Pictures in the entries below are excluded; copy only the lines from the one containing "Clone this chart in Apache ECharts." to the one containing "var xName = 'Ora';", both included.

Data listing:
════════════════
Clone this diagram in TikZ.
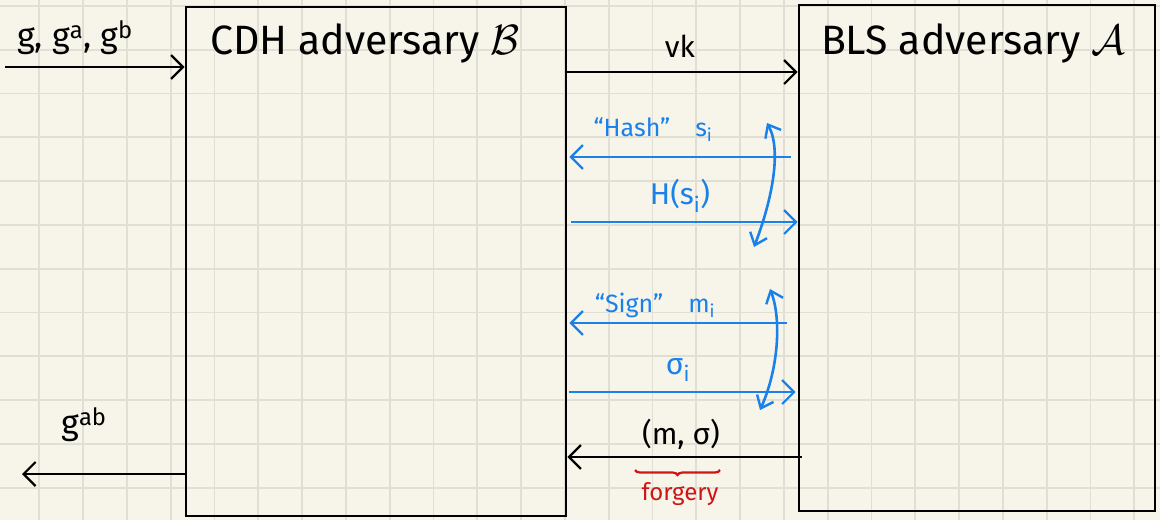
\documentclass[tikz,border=0pt]{standalone}
\usepackage{fontspec}
\setmainfont{Fira Sans}
\usetikzlibrary{arrows.meta,decorations.pathreplacing,calc}
\definecolor{paper}{HTML}{F7F5EA}
\definecolor{gridc}{HTML}{E1DFD3}
\definecolor{bluepen}{HTML}{1A80EA}
\definecolor{redpen}{HTML}{D01515}
\newcommand{\calB}{\scalebox{1.7}{$\mathcal{B}$}}
\newcommand{\calA}{\scalebox{1.7}{$\mathcal{A}$}}
\begin{document}
\begin{tikzpicture}[x=1pt,y=-1pt,
  box/.style={draw=black,line width=2.8pt,inner sep=0pt,minimum width=#1},
  tip/.style={-{Straight Barb[length=12pt,width=24pt,line width=2.2pt]}},
  blk/.style={black,line width=2.2pt,tip},
  blu/.style={bluepen,line width=2.6pt,tip},
  loopc/.style={bluepen,line width=2.6pt,{Straight Barb[length=11pt,width=18pt,line width=2.4pt]}-{Straight Barb[length=11pt,width=18pt,line width=2.4pt]}},
  ttl/.style={font=\fontsize{41}{44}\selectfont,inner sep=0pt},
  lbl/.style={font=\fontsize{30}{34}\selectfont,inner sep=0pt},
  slbl/.style={font=\fontsize{25}{28}\selectfont,inner sep=0pt},
]
\fill[paper] (0,0) rectangle (1160,520);
\useasboundingbox (0,0) rectangle (1160,520);
\begin{scope}
\clip (0,0) rectangle (1160,520);
\foreach \i in {0,...,26} \draw[gridc,line width=1.8pt] ({39.3+43.8*\i},0) -- ++(0,520);
\foreach \j in {0,...,11} \draw[gridc,line width=1.8pt] (0,{5.9+43.8*\j}) -- ++(1160,0);
\end{scope}

% boxes
\node[box=380pt,minimum height=509pt] (B) at (376,261.5) {};
\node[box=356pt,minimum height=506pt] (A) at (977,258) {};
\node[ttl] (tB) at (365,43) {CDH adversary \calB};
\node[ttl] (tA) at (973,43) {BLS adversary \calA};

% input / output
\coordinate (in) at (5,67);
\draw[blk] (in) -- (in -| B.west);
\node[lbl,font=\fontsize{34}{36}\selectfont] (inl) at (75,38) {g, g\textsuperscript{a}, g\textsuperscript{b}};
\coordinate (out) at (22,474);
\draw[blk] (B.west |- out) -- (out);
\node[lbl,font=\fontsize{34}{36}\selectfont] (outl) at (84,425) {g\textsuperscript{ab}};

% vk
\draw[blk] (B.east |- 0,72) -- (A.west |- 0,72);
\node[lbl] (vk) at (680,46) {vk};

% hash query
\draw[blu] ($(A.west |- 0,157)+(-7,0)$) -- ($(B.east |- 0,157)+(2,0)$);
\node[slbl,text=bluepen] (hq) at (653,130) {``Hash''\quad s\textsubscript{i}};
\draw[blu] ($(B.east |- 0,222)+(4,0)$) -- (A.west |- 0,222);
\node[lbl,text=bluepen] (hr) at (680,196) {H(s\textsubscript{i})};
\draw[loopc] (754,247) .. controls (772,200) and (782,150) .. (767,123);

% sign query
\draw[blu] ($(A.west |- 0,323)+(-11,0)$) -- ($(B.east |- 0,323)+(2,0)$);
\node[slbl,text=bluepen] (sq) at (655,305) {``Sign''\quad m\textsubscript{i}};
\draw[blu] ($(B.east |- 0,392)+(2,0)$) -- ($(A.west |- 0,392)+(-2,0)$);
\node[lbl,text=bluepen] (sr) at (678,370) {σ\textsubscript{i}};
\draw[loopc] (760,410) .. controls (778,370) and (782,320) .. (770,289);

% forgery
\draw[blk] ($(A.west |- 0,457)+(4,0)$) -- (B.east |- 0,457);
\node[lbl] (fg) at (681,434) {(m, σ)};
\draw[redpen,line width=2.2pt,decorate,decoration={brace,mirror,amplitude=5pt}] (635,470) -- (720,470);
\node[font=\fontsize{24}{26}\selectfont,text=redpen,inner sep=0pt] (fl) at (680,494) {forgery};
\end{tikzpicture}
\end{document}
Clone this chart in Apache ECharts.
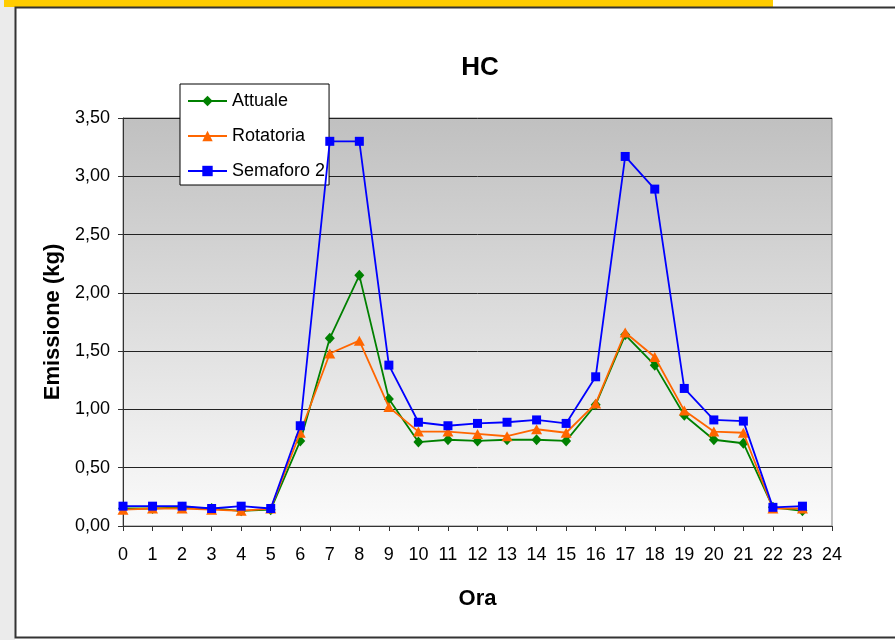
<!DOCTYPE html>
<html>
<head>
<meta charset="utf-8">
<script src="https://cdn.jsdelivr.net/npm/echarts@6/dist/echarts.min.js"></script>
<style>
html,body{margin:0;padding:0;background:#fff;}
#chart{width:895px;height:640px;}
</style>
</head>
<body>
<div id="chart"></div>
<script>
var hours = ['0','1','2','3','4','5','6','7','8','9','10','11','12','13','14','15','16','17','18','19','20','21','22','23','24'];
var attuale = [0.15,0.15,0.16,0.15,0.13,0.14,0.73,1.61,2.15,1.09,0.72,0.74,0.73,0.74,0.74,0.73,1.04,1.64,1.38,0.95,0.74,0.71,0.16,0.13];
var rotatoria = [0.14,0.15,0.15,0.14,0.13,0.15,0.80,1.48,1.59,1.02,0.81,0.81,0.79,0.77,0.83,0.80,1.05,1.66,1.45,0.99,0.81,0.80,0.15,0.15];
var semaforo2 = [0.17,0.17,0.17,0.15,0.17,0.15,0.86,3.30,3.30,1.38,0.89,0.86,0.88,0.89,0.91,0.88,1.28,3.17,2.89,1.18,0.91,0.90,0.16,0.17];
var seriesNames = ['Attuale','Rotatoria','Semaforo 2'];
var chartTitle = 'HC';
var yName = 'Emissione (kg)';
var xName = 'Ora';

var FONT = 'Liberation Sans, Arial, sans-serif';
var chart = echarts.init(document.getElementById('chart'), null, {renderer:'canvas'});
chart.setOption({
  animation: false,
  backgroundColor: '#fff',
  graphic: [
    {type:'rect', shape:{x:0,y:0,width:15,height:640}, style:{fill:'#ebebeb'}, z:-10},
    {type:'rect', shape:{x:4,y:0,width:769,height:7}, style:{fill:'#ffcc00'}, z:-10},
    {type:'rect', shape:{x:15.5,y:7.5,width:900,height:630}, style:{fill:'#fff', stroke:'#333', lineWidth:2}, z:-9}
  ],
  title: {
    text: chartTitle,
    left: 475, top: 50, textAlign: 'center',
    textStyle: {fontFamily: FONT, fontSize: 26, fontWeight: 'bold', color: '#000'}
  },
  legend: {
    data: seriesNames,
    orient: 'vertical',
    left: 180, top: 84,
    backgroundColor: '#fff',
    borderColor: '#000', borderWidth: 1,
    padding: [8, 4, 5, 7],
    itemWidth: 39, itemHeight: 13, itemGap: 17,
    textStyle: {fontFamily: FONT, fontSize: 18, color: '#000', lineHeight: 18}
  },
  grid: {
    left: 123, right: 63, top: 118, bottom: 114,
    show: true,
    borderColor: '#808080', borderWidth: 1,
    backgroundColor: new echarts.graphic.LinearGradient(0,0,0,1,[{offset:0,color:'#c0c0c0'},{offset:1,color:'#fbfbfb'}])
  },
  xAxis: {
    type: 'category',
    data: hours,
    boundaryGap: false,
    name: xName, nameLocation: 'middle', nameGap: 62,
    nameTextStyle: {fontFamily: FONT, fontSize: 22, fontWeight: 'bold', color: '#000'},
    axisLine: {lineStyle: {color: '#333', width: 1}},
    axisTick: {show: true, length: 5, lineStyle: {color: '#333'}},
    axisLabel: {fontFamily: FONT, fontSize: 18, color: '#000', margin: 20, interval: 0},
    splitLine: {show: false}
  },
  yAxis: {
    type: 'value',
    min: 0, max: 3.5, interval: 0.5,
    name: yName, nameLocation: 'middle', nameGap: 58, nameRotate: 90,
    nameTextStyle: {fontFamily: FONT, fontSize: 22, fontWeight: 'bold', color: '#000'},
    axisLine: {show: true, lineStyle: {color: '#333', width: 1}},
    axisTick: {show: true, length: 5, lineStyle: {color: '#333'}},
    axisLabel: {fontFamily: FONT, fontSize: 18, color: '#000', margin: 13,
      formatter: function(v){ return v.toFixed(2).replace('.', ','); }},
    splitLine: {show: true, lineStyle: {color: '#222', width: 1}}
  },
  series: [
    {name: seriesNames[0], type: 'line', data: attuale, symbol: 'diamond', symbolSize: [10, 11],
      lineStyle: {color: '#008000', width: 1.8}, itemStyle: {color: '#008000'}, z: 2},
    {name: seriesNames[1], type: 'line', data: rotatoria, symbol: 'triangle', symbolSize: [11, 10],
      lineStyle: {color: '#ff6600', width: 1.8}, itemStyle: {color: '#ff6600'}, z: 3},
    {name: seriesNames[2], type: 'line', data: semaforo2, symbol: 'rect', symbolSize: 9,
      lineStyle: {color: '#0000ff', width: 1.8}, itemStyle: {color: '#0000ff'}, z: 4}
  ]
});
</script>
</body>
</html>
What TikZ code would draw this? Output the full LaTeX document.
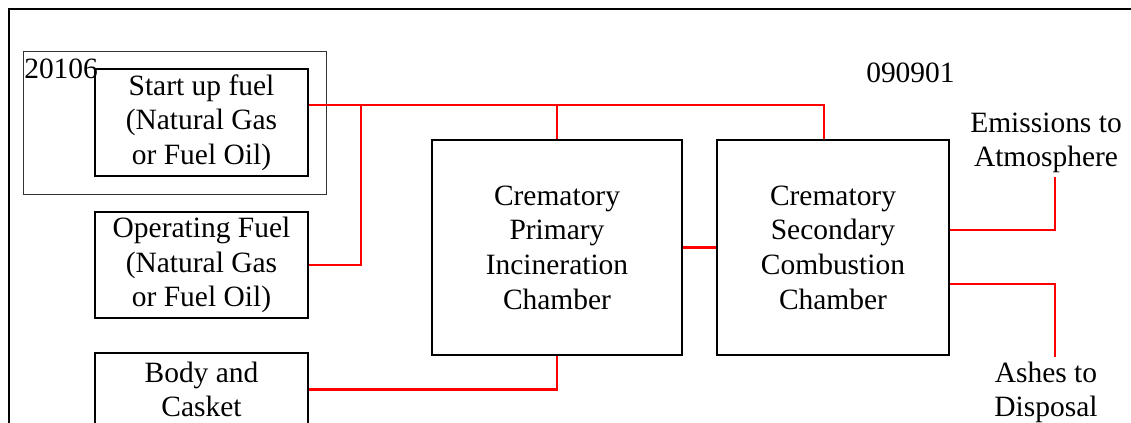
════════════════
__OUTPUT__:
Clone this chart in Apache ECharts.
<!DOCTYPE html>
<html>
<head>
<meta charset="utf-8">
<script src="https://cdn.jsdelivr.net/npm/echarts@6/dist/echarts.min.js"></script>
<style>
html,body{margin:0;padding:0;background:#fff;}
#chart{width:895px;height:640px;}
</style>
</head>
<body>
<div id="chart"></div>
<script>
var hours = ['0','1','2','3','4','5','6','7','8','9','10','11','12','13','14','15','16','17','18','19','20','21','22','23','24'];
var attuale = [0.15,0.15,0.16,0.15,0.13,0.14,0.73,1.61,2.15,1.09,0.72,0.74,0.73,0.74,0.74,0.73,1.04,1.64,1.38,0.95,0.74,0.71,0.16,0.13];
var rotatoria = [0.14,0.15,0.15,0.14,0.13,0.15,0.80,1.48,1.59,1.02,0.81,0.81,0.79,0.77,0.83,0.80,1.05,1.66,1.45,0.99,0.81,0.80,0.15,0.15];
var semaforo2 = [0.17,0.17,0.17,0.15,0.17,0.15,0.86,3.30,3.30,1.38,0.89,0.86,0.88,0.89,0.91,0.88,1.28,3.17,2.89,1.18,0.91,0.90,0.16,0.17];
var seriesNames = ['Attuale','Rotatoria','Semaforo 2'];
var chartTitle = 'HC';
var yName = 'Emissione (kg)';
var xName = 'Ora';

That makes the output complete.